We will not forget that on media day Randy Moss declared himself the greatest receiver of all time. Because of that statement we damn sure won’t forget that Moss looked like he didn’t even want to be on the field in the first half.

We will not forget that CBS had to fill an extra half hour of coverage during the game due to the blackout. We will not forget that during the extra broadcast time Bill Cower insinuated that Alex Smith might be a better option in the second half to lead Jim Harbaugh’s offense.

Cower won’t forget that Colin Kaepernick’s arm and legs accounted for 364 yards and mere five yards separated the tattooed wonder from leading the biggest comeback in Super Bowl history.

I will not forget that I began debating when to draft Michael Crabtree in my next fantasy football draft.

We will not forget that $100 bills could be seen falling out of the pigskin on Joe Flacco’s 56 yard touchdown throw to Jones. We will not forget that the MVP of Super Bowl 47 earned an elite contract in terms of monetary value with his 11 touchdown, ZERO interception postseason. We won’t forget that the perception of Joe Flacco changed forever on February 3rd, 2013.

I will not forget that Jacoby Jones should have been named MVP.

No matter how hard we try, we will not forget how Ray Lewis’ last ride was almost totaled by a deer crossing the road.

We will not forget the arrival of Deer Antler spray and how the Sports Illustrated story changed the perception of Lewis’ “miracle” comeback. We will not forget the reemergence of the questions surrounding the double murder in Atlanta 13 years ago. We will not forget how we felt about Lewis’ domination of the headlines leading up to the Super Bowl.

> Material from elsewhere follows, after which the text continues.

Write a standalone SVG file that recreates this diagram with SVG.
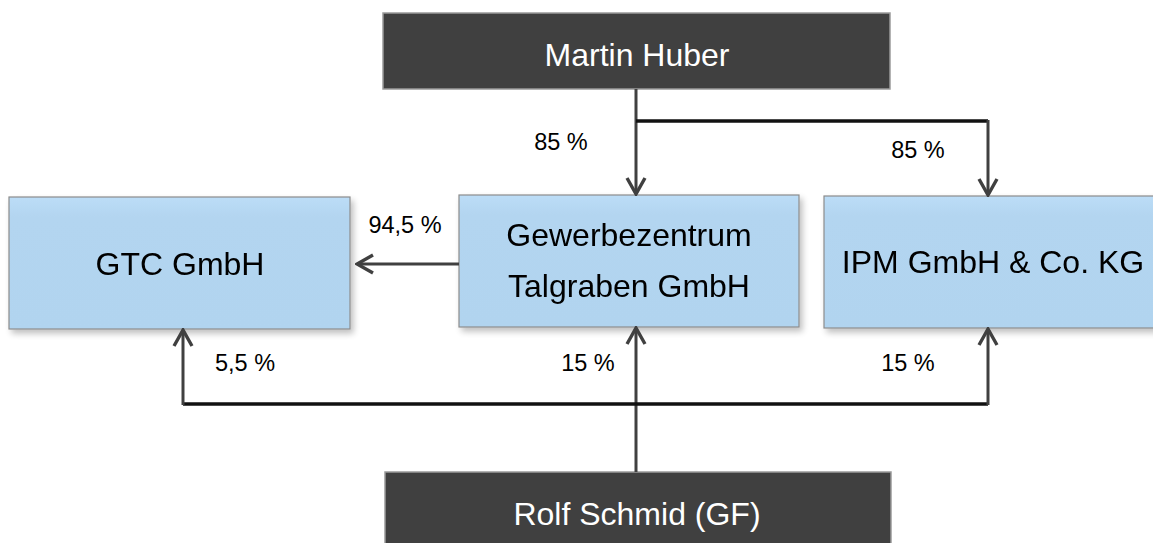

We will not forget if he should have handed the spotlight off to Ray Rice, Terrell Suggs, Brian Mckinnie and the rest of the Ravens who deserved to be recognized.

We will not forget if we should have been either happy that Ray Lewis got to ride off into the sunset a champion or happy that Ray Lewis finally stopped crying, yelling, or dancing on our televisions.

We better not forget that even with the insufferable media hype, Super Bowl 47 exceeded ridiculous expectations. We better not forget that this was just the beginning of the Pistol era in the NFL.